=== Stated task ===
Which lines have the string "this"? Copy all of them from the entries below.

[Entries with chart source code]
┄┄┄┄┄┄┄┄┄┄

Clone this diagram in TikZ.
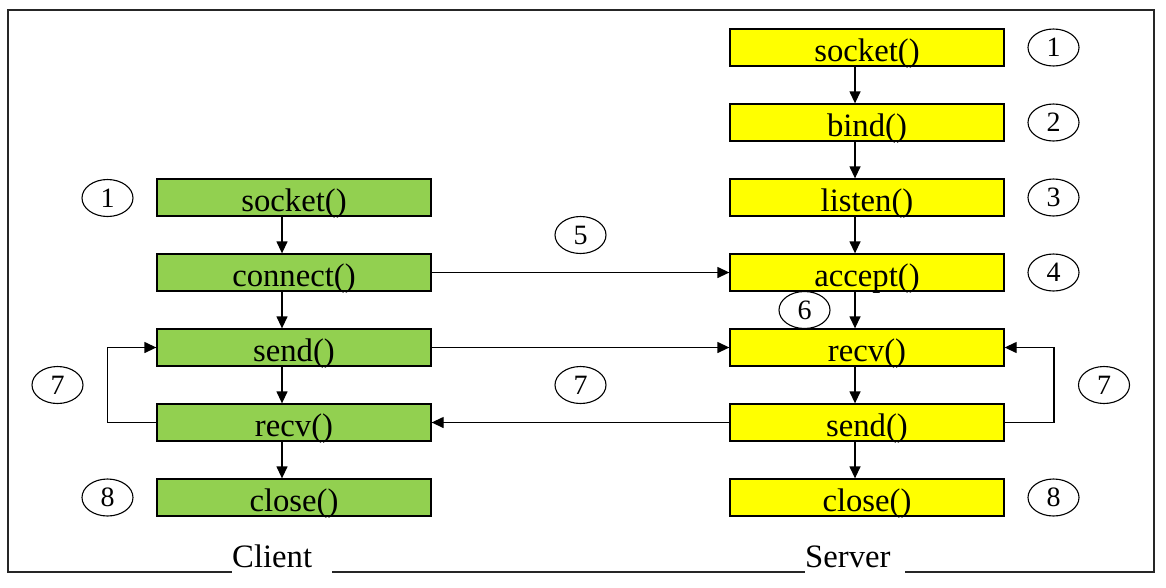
\documentclass[tikz,border=0pt]{standalone}
\usepackage{fontspec}
\setmainfont{Liberation Serif}
\usetikzlibrary{arrows.meta,shapes.geometric}
\definecolor{cgreen}{HTML}{92D050}
\definecolor{syellow}{HTML}{FFFF00}
\tikzset{
  fbox/.style={draw=black, line width=1.3pt, minimum width=274pt, minimum height=37pt,
    inner sep=0pt, text height=32pt, text depth=5pt,
    font=\fontsize{32.7}{36}\selectfont},
  cbox/.style={fbox, fill=cgreen},
  sbox/.style={fbox, fill=syellow},
  num/.style={draw=black, line width=1.1pt, ellipse, minimum width=51pt, minimum height=37pt,
    inner sep=0pt, font=\fontsize{28}{30}\selectfont},
  arr/.style={line width=1.3pt, -{Triangle[length=12pt,width=11pt]}},
  lbl/.style={fill=white, inner sep=0pt, text width=100pt, align=left, text depth=8pt,
    font=\fontsize{32.7}{36}\selectfont}
}
\begin{document}
\begin{tikzpicture}[x=1pt,y=-1pt]
\useasboundingbox (0,0) rectangle (1166,587);
\draw[line width=1.7pt, draw=black!85] (8,10) rectangle (1154,572);
% client
\node[cbox] (cs) at (294,197.5) {socket()};
\node[cbox] (cc) at (294,272.5) {connect()};
\node[cbox] (cd) at (294,347.5) {send()};
\node[cbox] (cr) at (294,422.5) {recv()};
\node[cbox] (cx) at (294,497.5) {close()};
% server
\node[sbox] (ss) at (867,47.5) {socket()};
\node[sbox] (sb) at (867,122.5) {bind()};
\node[sbox] (sl) at (867,197.5) {listen()};
\node[sbox] (sa) at (867,272.5) {accept()};
\node[sbox] (sr) at (867,347.5) {recv()};
\node[sbox] (sd) at (867,422.5) {send()};
\node[sbox] (sx) at (867,497.5) {close()};
% numbers
\node[num] (n1c) at (107.5,198) {1};
\node[num] (n7c) at (57.5,385) {7};
\node[num] (n8c) at (107.5,497.5) {8};
\node[num] (n1s) at (1053.5,47.5) {1};
\node[num] (n2s) at (1053.5,122.5) {2};
\node[num] (n3s) at (1053.5,197.5) {3};
\node[num] (n4s) at (1053.5,272.5) {4};
\node[num] (n8s) at (1053.5,497.5) {8};
\node[num] (n7s) at (1104,385) {7};
\node[num] (n5) at (580.5,235) {5};
\node[num] (n7m) at (580.5,385) {7};
\node[num] (n6) at (804.5,310) {6};
% vertical arrows
\draw[arr] ([xshift=-12pt]cs.south) -- ([xshift=-12pt]cc.north);
\draw[arr] ([xshift=-12pt]cc.south) -- ([xshift=-12pt]cd.north);
\draw[arr] ([xshift=-12pt]cd.south) -- ([xshift=-12pt]cr.north);
\draw[arr] ([xshift=-12pt]cr.south) -- ([xshift=-12pt]cx.north);
\draw[arr] ([xshift=-12pt]ss.south) -- ([xshift=-12pt]sb.north);
\draw[arr] ([xshift=-12pt]sb.south) -- ([xshift=-12pt]sl.north);
\draw[arr] ([xshift=-12pt]sl.south) -- ([xshift=-12pt]sa.north);
\draw[arr] ([xshift=-12pt]sa.south) -- ([xshift=-12pt]sr.north);
\draw[arr] ([xshift=-12pt]sr.south) -- ([xshift=-12pt]sd.north);
\draw[arr] ([xshift=-12pt]sd.south) -- ([xshift=-12pt]sx.north);
% horizontal arrows
\draw[arr] (cc.east) -- (sa.west);
\draw[arr] (cd.east) -- (sr.west);
\draw[arr] (sd.west) -- (cr.east);
% loops
\coordinate (lc) at (107.5,0);
\coordinate (ls) at (1054,0);
\draw[arr] (cr.west) -- (cr.west -| lc) -- (cd.west -| lc) -- (cd.west);
\draw[arr] (sd.east) -- (sd.east -| ls) -- (sr.east -| ls) -- (sr.east);
% labels
\node[lbl, anchor=base west] (client) at (232,567) {Client};
\node[lbl, anchor=base west] (server) at (805,567) {Server};
\end{tikzpicture}
\end{document}
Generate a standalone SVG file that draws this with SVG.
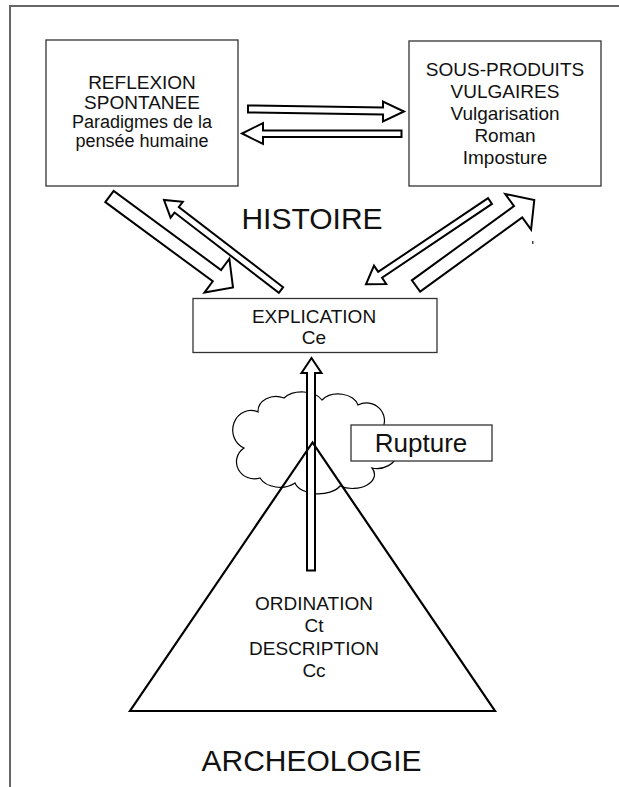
<svg xmlns="http://www.w3.org/2000/svg" width="619" height="787" viewBox="0 0 619 787">
  <style>
    .frame { fill: none; stroke: #666; stroke-width: 2; }
    .box { fill: #fff; stroke: #333; stroke-width: 1.3; }
    .arrow { fill: #fff; stroke: #000; stroke-width: 2; stroke-linejoin: miter; }
    .thin { fill: #fff; stroke: #000; stroke-width: 1.2; }
    .line { fill: none; stroke: #000; stroke-width: 2.2; stroke-linejoin: miter; }
    text { font-family: "Liberation Sans", Arial, Helvetica, sans-serif; fill: #111; text-anchor: middle; }
    .t18 { font-size: 18px; }
    .t19 { font-size: 19px; }
    .t26 { font-size: 26px; }
    .t30 { font-size: 30px; }
  </style>

  <!-- page frame -->
  <path class="frame" d="M10,787 V6 H619"/>

  <!-- title labels -->
  <g id="histoire"><text class="t30" x="312" y="229">HISTOIRE</text></g>
  <g id="archeologie"><text class="t30" x="311.5" y="771">ARCHEOLOGIE</text></g>

  <!-- top-left box -->
  <g id="reflexion">
    <rect class="box" x="46" y="40" width="192" height="146"/>
    <text class="t19" x="142" y="89">REFLEXION</text>
    <text class="t19" x="142" y="108.5">SPONTANEE</text>
    <text class="t18" x="142" y="128">Paradigmes de la</text>
    <text class="t18" x="142" y="147">pensée humaine</text>
  </g>

  <!-- top-right box -->
  <g id="sous-produits">
    <rect class="box" x="409" y="41" width="192" height="145"/>
    <text class="t19" x="505" y="76">SOUS-PRODUITS</text>
    <text class="t19" x="505" y="98">VULGAIRES</text>
    <text class="t19" x="505" y="120">Vulgarisation</text>
    <text class="t19" x="505" y="142">Roman</text>
    <text class="t19" x="505" y="163.5">Imposture</text>
  </g>

  <!-- explanation box -->
  <g id="explication">
    <rect class="box" x="193" y="298.5" width="244" height="54"/>
    <text class="t19" x="314" y="323">EXPLICATION</text>
    <text class="t19" x="314" y="343.5">Ce</text>
  </g>

  <!-- cloud behind the pyramid apex -->
  <g id="nuage">
    <path class="thin" d="M258,412 A18,15 0 0 1 284,398 A22,14 0 0 1 322,400 A20,14 0 0 1 358,405 A18,18 0 0 1 382,430 A20,18 0 0 1 372,468 A22,14 0 0 1 340,486 A24,14 0 0 1 295,483 A22,16 0 0 1 260,478 A18,17 0 0 1 244,448 A15,16 0 0 1 258,412 Z"/>
  </g>

  <!-- connectors (block arrows) -->
  <g id="connecteurs">
    <!-- reflexion <-> sous-produits -->
    <polygon class="arrow" points="248,105.5 383,107.5 383,101.5 404,111.5 383,121.5 383,114.5 248,112.5"/>
    <polygon class="arrow" points="401.5,130.5 263,130.5 263,123 242,133.5 263,144 263,137 401.5,137"/>
    <!-- reflexion -> explication -->
    <polygon class="arrow" points="105.35,202.14 212.75,281.28 204.45,292.54 233,287.5 229.35,258.74 221.05,270 113.65,190.87"/>
    <!-- explication -> reflexion -->
    <polygon class="arrow" points="283.13,287.23 178.81,206.99 182.78,201.83 164,200 170.58,217.69 174.55,212.53 278.87,292.77"/>
    <!-- sous-produits -> explication -->
    <polygon class="arrow" points="488.05,198.1 378.16,271.92 373.98,265.69 366,284.3 386.24,283.95 382.06,277.73 491.95,203.9"/>
    <!-- explication -> sous-produits -->
    <polygon class="arrow" points="420.12,291.66 522.24,217.42 531.06,229.56 534.3,200 505.18,193.96 514,206.1 411.88,280.34"/>
    <!-- archeologie -> explication -->
    <polygon class="arrow" points="307,570.5 307,373 301.5,373 311.5,358 321.5,373 315,373 315,570.5"/>
  </g>

  <!-- pyramid -->
  <g id="pyramide">
    <polygon class="line" points="312.5,442.5 130,711 495,711"/>
    <text class="t19" x="314" y="610">ORDINATION</text>
    <text class="t19" x="314" y="632">Ct</text>
    <text class="t19" x="314" y="655">DESCRIPTION</text>
    <text class="t19" x="314" y="677">Cc</text>
  </g>

  <!-- rupture label -->
  <g id="rupture">
    <rect class="box" x="351" y="425" width="141" height="36"/>
    <text class="t26" x="421" y="452">Rupture</text>
  </g>

  <!-- small stray mark at right -->
  <rect x="532" y="241" width="1.5" height="3" fill="#444"/>
</svg>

┄┄┄┄┄┄┄┄┄┄

=== Complete output ===
Clone this diagram in TikZ.
Generate a standalone SVG file that draws this with SVG.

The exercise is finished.